*Record set*:
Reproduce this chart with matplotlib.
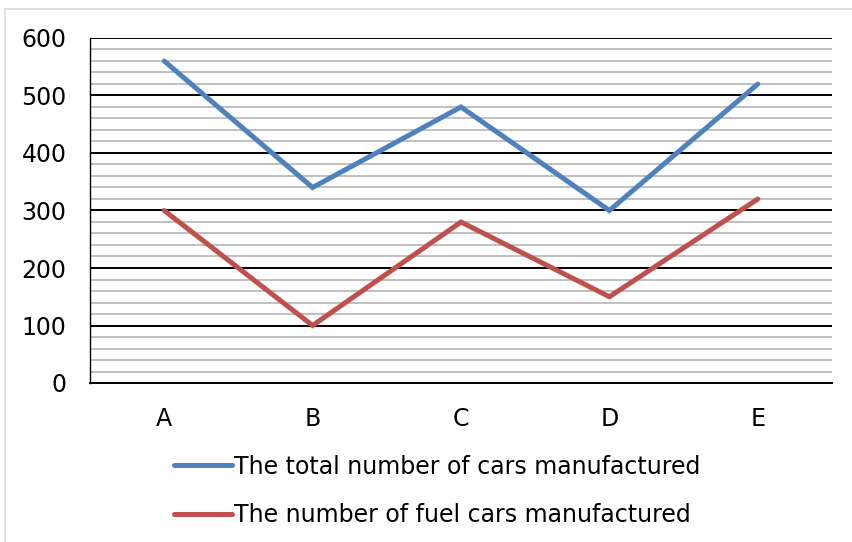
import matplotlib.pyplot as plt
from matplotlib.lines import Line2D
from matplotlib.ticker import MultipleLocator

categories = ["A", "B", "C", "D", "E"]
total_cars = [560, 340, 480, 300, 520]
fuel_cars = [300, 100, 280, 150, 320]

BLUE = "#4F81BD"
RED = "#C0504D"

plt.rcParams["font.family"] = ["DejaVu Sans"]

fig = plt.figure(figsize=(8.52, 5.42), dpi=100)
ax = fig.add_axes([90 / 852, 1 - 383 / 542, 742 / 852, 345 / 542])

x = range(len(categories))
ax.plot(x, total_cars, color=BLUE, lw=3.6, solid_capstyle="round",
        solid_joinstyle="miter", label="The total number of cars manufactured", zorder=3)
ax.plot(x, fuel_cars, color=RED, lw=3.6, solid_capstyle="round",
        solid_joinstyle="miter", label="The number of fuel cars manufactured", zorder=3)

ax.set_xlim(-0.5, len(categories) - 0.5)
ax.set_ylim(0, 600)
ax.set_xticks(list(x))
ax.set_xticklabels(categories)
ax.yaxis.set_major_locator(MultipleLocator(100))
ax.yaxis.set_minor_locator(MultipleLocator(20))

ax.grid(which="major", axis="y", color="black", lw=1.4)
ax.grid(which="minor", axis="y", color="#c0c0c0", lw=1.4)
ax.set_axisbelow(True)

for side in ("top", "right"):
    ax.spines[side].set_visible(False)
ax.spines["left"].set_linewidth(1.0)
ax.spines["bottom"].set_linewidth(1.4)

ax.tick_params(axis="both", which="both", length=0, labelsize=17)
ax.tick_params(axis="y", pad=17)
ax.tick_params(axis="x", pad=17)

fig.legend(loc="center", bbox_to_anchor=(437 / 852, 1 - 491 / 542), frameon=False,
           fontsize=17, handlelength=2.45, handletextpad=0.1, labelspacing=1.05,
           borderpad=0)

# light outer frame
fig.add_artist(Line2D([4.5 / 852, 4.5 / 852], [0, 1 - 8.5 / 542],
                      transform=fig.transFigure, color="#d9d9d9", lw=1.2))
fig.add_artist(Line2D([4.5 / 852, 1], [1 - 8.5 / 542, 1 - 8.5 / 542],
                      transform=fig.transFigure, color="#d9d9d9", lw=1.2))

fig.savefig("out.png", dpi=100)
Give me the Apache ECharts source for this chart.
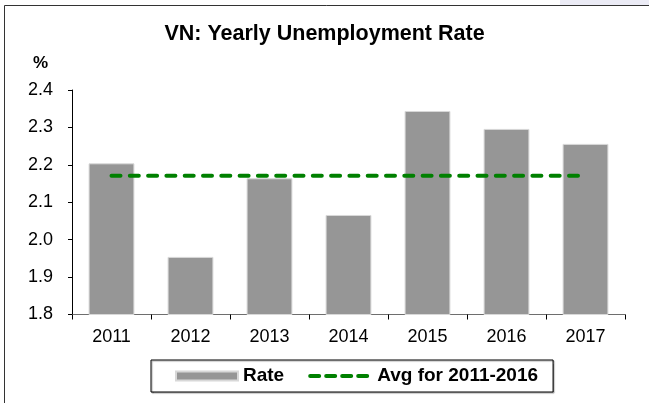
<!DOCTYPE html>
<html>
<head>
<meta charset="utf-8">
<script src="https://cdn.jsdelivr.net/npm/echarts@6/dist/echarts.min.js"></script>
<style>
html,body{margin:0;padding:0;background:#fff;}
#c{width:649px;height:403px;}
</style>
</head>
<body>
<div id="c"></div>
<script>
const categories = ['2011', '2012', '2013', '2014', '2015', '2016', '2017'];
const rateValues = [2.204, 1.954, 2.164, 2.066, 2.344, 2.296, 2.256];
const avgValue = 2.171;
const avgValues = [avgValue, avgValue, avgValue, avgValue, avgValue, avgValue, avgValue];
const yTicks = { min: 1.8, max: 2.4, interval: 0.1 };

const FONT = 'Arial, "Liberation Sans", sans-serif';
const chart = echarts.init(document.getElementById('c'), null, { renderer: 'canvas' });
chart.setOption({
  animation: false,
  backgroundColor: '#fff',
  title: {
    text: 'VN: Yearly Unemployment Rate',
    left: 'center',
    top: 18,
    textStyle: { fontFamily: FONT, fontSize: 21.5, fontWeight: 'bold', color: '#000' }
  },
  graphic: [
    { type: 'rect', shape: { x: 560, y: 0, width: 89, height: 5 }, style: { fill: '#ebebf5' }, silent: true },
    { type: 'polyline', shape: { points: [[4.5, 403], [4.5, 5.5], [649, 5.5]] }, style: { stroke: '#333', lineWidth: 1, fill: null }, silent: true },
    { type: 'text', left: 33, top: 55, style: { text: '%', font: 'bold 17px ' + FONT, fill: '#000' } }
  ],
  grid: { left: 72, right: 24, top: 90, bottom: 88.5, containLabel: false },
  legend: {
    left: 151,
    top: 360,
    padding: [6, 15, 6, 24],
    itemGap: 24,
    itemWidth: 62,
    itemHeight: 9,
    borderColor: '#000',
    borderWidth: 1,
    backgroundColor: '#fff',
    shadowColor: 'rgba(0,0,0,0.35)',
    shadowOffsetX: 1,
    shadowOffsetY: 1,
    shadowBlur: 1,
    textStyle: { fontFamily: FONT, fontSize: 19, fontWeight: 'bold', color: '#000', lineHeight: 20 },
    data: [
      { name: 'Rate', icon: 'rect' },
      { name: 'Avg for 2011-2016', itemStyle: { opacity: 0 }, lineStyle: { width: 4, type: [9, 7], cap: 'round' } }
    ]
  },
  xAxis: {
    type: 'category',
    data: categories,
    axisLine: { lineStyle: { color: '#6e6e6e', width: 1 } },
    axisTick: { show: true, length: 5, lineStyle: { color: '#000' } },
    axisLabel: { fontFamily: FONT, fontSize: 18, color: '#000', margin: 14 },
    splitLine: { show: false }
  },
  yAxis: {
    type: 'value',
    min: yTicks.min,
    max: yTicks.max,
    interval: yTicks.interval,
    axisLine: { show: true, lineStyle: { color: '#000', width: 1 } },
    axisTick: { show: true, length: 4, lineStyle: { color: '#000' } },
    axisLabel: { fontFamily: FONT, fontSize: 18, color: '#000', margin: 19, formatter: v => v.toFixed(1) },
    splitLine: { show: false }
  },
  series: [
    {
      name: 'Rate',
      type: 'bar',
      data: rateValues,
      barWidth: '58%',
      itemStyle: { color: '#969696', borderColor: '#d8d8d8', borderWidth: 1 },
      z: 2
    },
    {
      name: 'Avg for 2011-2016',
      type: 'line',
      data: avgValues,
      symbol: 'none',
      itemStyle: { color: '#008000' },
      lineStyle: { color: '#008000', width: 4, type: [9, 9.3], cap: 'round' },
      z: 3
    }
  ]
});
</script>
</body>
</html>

*Short task*:
Copy only the part of the records that runs from the first line to the line with "ax = fig.add_axes([90", ends included, leaving pictures out.

*The result*:
Reproduce this chart with matplotlib.
import matplotlib.pyplot as plt
from matplotlib.lines import Line2D
from matplotlib.ticker import MultipleLocator

categories = ["A", "B", "C", "D", "E"]
total_cars = [560, 340, 480, 300, 520]
fuel_cars = [300, 100, 280, 150, 320]

BLUE = "#4F81BD"
RED = "#C0504D"

plt.rcParams["font.family"] = ["DejaVu Sans"]

fig = plt.figure(figsize=(8.52, 5.42), dpi=100)
ax = fig.add_axes([90 / 852, 1 - 383 / 542, 742 / 852, 345 / 542])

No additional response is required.